Romanian police have issued a citywide alert after discovering twelve migrants held in a quarantine center at the edge of western Romanian town of Temesvár had escaped their place of confinement, local news portal Timiș online reported.
The migrants were under coronavirus lockdown at the village museum just outside the city and guarded by the local police, who reported the escape after they discovered them missing.
Nine of them are Turkish nationals and one each from Morocco, Libya and Algeria. Police and gendarmerie were dispatched to the area and formed a search grid in the forest where the museum is located and in the adjacent suburbs. Their search efforts were unsuccessful.

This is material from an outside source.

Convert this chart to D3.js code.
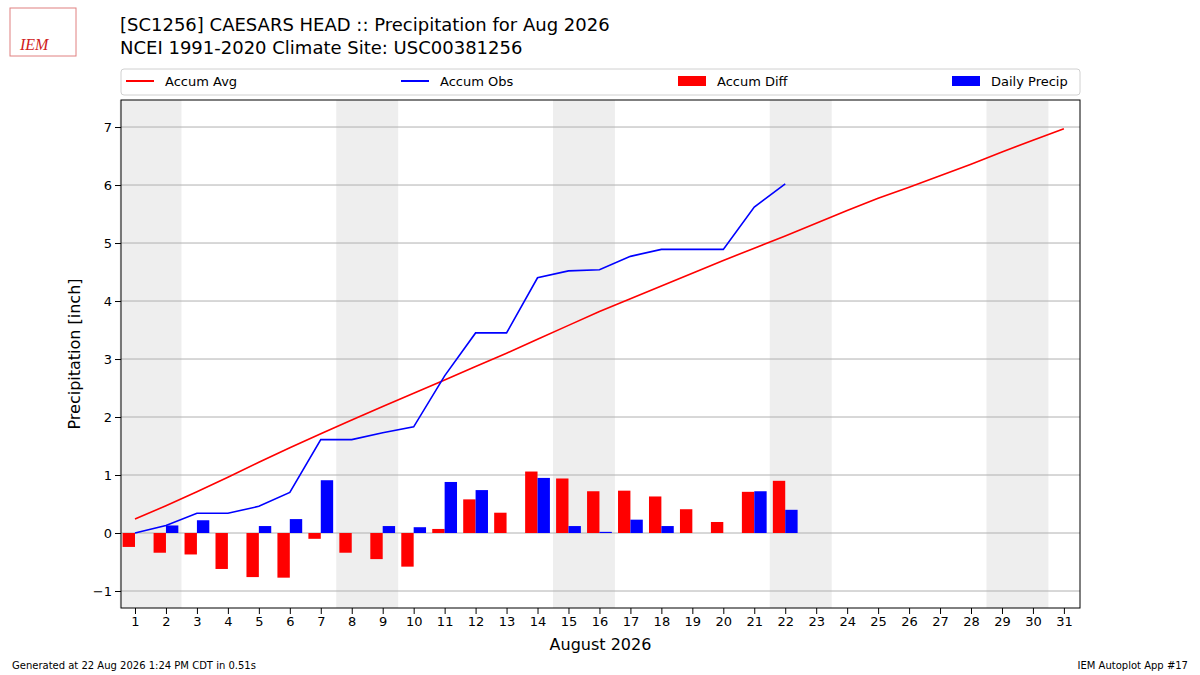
<!DOCTYPE html>
<html><head><meta charset="utf-8">
<script src="https://cdn.jsdelivr.net/npm/d3@7"></script>
<style>body{margin:0;background:#fff;font-family:"DejaVu Sans",sans-serif}</style>
</head><body><svg id="c" width="1200" height="675"></svg>
<script>
var days = d3.range(1, 32);
var accumAvg = [0.24,0.47,0.71,0.96,1.22,1.47,1.71,1.95,2.18,2.41,2.64,2.87,3.10,3.34,3.58,3.82,4.04,4.26,4.48,4.70,4.91,5.12,5.34,5.56,5.77,5.96,6.16,6.36,6.57,6.77,6.97];
var dailyPrecip = [0,0.13,0.22,0,0.12,0.24,0.91,0,0.12,0.10,0.88,0.74,0,0.95,0.12,0.02,0.23,0.12,0,0,0.72,0.40];
var accumObs = [0,0.13,0.34,0.34,0.46,0.70,1.61,1.61,1.73,1.83,2.71,3.45,3.45,4.40,4.52,4.54,4.77,4.89,4.89,4.89,5.62,6.02];
var weekendStarts = [1, 8, 15, 22, 29];
var yTicks = [-1,0,1,2,3,4,5,6,7];

var svg = d3.select("#c");
var L = 121, R = 1080, T = 100, B = 608;
var x = d3.scaleLinear().domain([0.548, 31.52]).range([L, R]);
var y = d3.scaleLinear().domain([-1.293, 7.466]).range([B, T]);

// weekend shading
svg.selectAll("rect.wk").data(weekendStarts).enter().append("rect")
  .attr("x", function(d){ return x(d - 0.5); })
  .attr("width", function(d){ return x(d + 1.5) - x(d - 0.5); })
  .attr("y", T).attr("height", B - T).attr("fill", "#eeeeee");

// grid
svg.selectAll("line.g").data(yTicks).enter().append("line")
  .attr("x1", L).attr("x2", R).attr("y1", y).attr("y2", y)
  .attr("stroke", "#b0b0b0").attr("stroke-width", 1);

// bars
var bw = 0.4;
svg.selectAll("rect.diff").data(accumObs).enter().append("rect")
  .attr("x", function(d, i){ return x(i + 1 - bw); })
  .attr("width", x(bw) - x(0))
  .attr("y", function(d, i){ return y(Math.max(0, d - accumAvg[i])); })
  .attr("height", function(d, i){ return Math.abs(y(d - accumAvg[i]) - y(0)); })
  .attr("fill", "red");
svg.selectAll("rect.pr").data(dailyPrecip).enter().append("rect")
  .attr("x", function(d, i){ return x(i + 1); })
  .attr("width", x(bw) - x(0))
  .attr("y", function(d){ return y(d); })
  .attr("height", function(d){ return y(0) - y(d); })
  .attr("fill", "blue");

// lines
var line = d3.line().x(function(d, i){ return x(i + 1); }).y(function(d){ return y(d); });
svg.append("path").attr("d", line(accumAvg)).attr("fill", "none").attr("stroke", "red").attr("stroke-width", 1.6);
svg.append("path").attr("d", line(accumObs)).attr("fill", "none").attr("stroke", "blue").attr("stroke-width", 1.6);

// frame + axes
svg.append("rect").attr("x", L).attr("y", T).attr("width", R - L).attr("height", B - T)
  .attr("fill", "none").attr("stroke", "#000").attr("stroke-width", 1);
svg.append("g").attr("transform", "translate(0," + B + ")")
  .call(d3.axisBottom(x).tickValues(days).tickFormat(d3.format("d")).tickSizeOuter(0))
  .call(function(g){ g.select(".domain").remove(); g.selectAll("text").attr("font-size", 13).attr("font-family", "DejaVu Sans"); });
svg.append("g").attr("transform", "translate(" + L + ",0)")
  .call(d3.axisLeft(y).tickValues(yTicks).tickFormat(function(d){ return d < 0 ? "\u2212" + (-d) : d; }).tickSizeOuter(0))
  .call(function(g){ g.select(".domain").remove(); g.selectAll("text").attr("font-size", 13).attr("font-family", "DejaVu Sans"); });

svg.append("text").attr("x", (L + R) / 2).attr("y", 650).attr("text-anchor", "middle")
  .attr("font-size", 16).text("August 2026");
svg.append("text").attr("transform", "translate(80," + (T + B) / 2 + ") rotate(-90)")
  .attr("text-anchor", "middle").attr("font-size", 16).text("Precipitation [inch]");

// titles
svg.append("text").attr("x", 120).attr("y", 31).attr("font-size", 18).text("[SC1256] CAESARS HEAD :: Precipitation for Aug 2026");
svg.append("text").attr("x", 120).attr("y", 54).attr("font-size", 18).text("NCEI 1991-2020 Climate Site: USC00381256");

// legend
svg.append("rect").attr("x", L).attr("y", 69).attr("width", R - L).attr("height", 26)
  .attr("fill", "#fff").attr("stroke", "#d0d0d0").attr("rx", 3);
var leg = [
  {t: "Accum Avg", c: "red", k: "line", x: 126},
  {t: "Accum Obs", c: "blue", k: "line", x: 401},
  {t: "Accum Diff", c: "red", k: "bar", x: 678},
  {t: "Daily Precip", c: "blue", k: "bar", x: 952}
];
leg.forEach(function(l){
  if (l.k === "line") svg.append("line").attr("x1", l.x).attr("x2", l.x + 28).attr("y1", 81).attr("y2", 81).attr("stroke", l.c).attr("stroke-width", 2);
  else svg.append("rect").attr("x", l.x).attr("y", 76).attr("width", 28).attr("height", 10).attr("fill", l.c);
  svg.append("text").attr("x", l.x + 39).attr("y", 86).attr("font-size", 13).text(l.t);
});

// logo (simplified)
svg.append("rect").attr("x", 10).attr("y", 8).attr("width", 66).attr("height", 48).attr("fill", "none").attr("stroke", "#e08080");
svg.append("text").attr("x", 20).attr("y", 50).attr("font-size", 16).attr("fill", "#d02020")
  .attr("font-family", "Liberation Serif").attr("font-style", "italic").text("IEM");

// footer
svg.append("text").attr("x", 12).attr("y", 669).attr("font-size", 10).text("Generated at 22 Aug 2026 1:24 PM CDT in 0.51s");
svg.append("text").attr("x", 1188).attr("y", 669).attr("text-anchor", "end").attr("font-size", 10).text("IEM Autoplot App #17");
</script></body></html>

Two days earlier, police also found an unspecified number of migrants hiding in two downtown apartments in Timișoara.
The western Romanian city now has over 400 confirmed coronavirus cases out of a national total of 10,096. With the Hungarian-Serbian border tightly controlled, migrants from the Middle East normally using the south Balkans route through Bulgaria, North Macedonia and Serbia have increasingly changed their route to Romania and are attempting to enter Hungary from the east.
As a result, western Romania now also has a burgeoning people smuggling business, with Romanian and Serbian nationals assisting migrants in their attempt to enter the border-free Schengen area of the European Union.
Unlike Hungary, Romania is not yet part of the Schengen zone.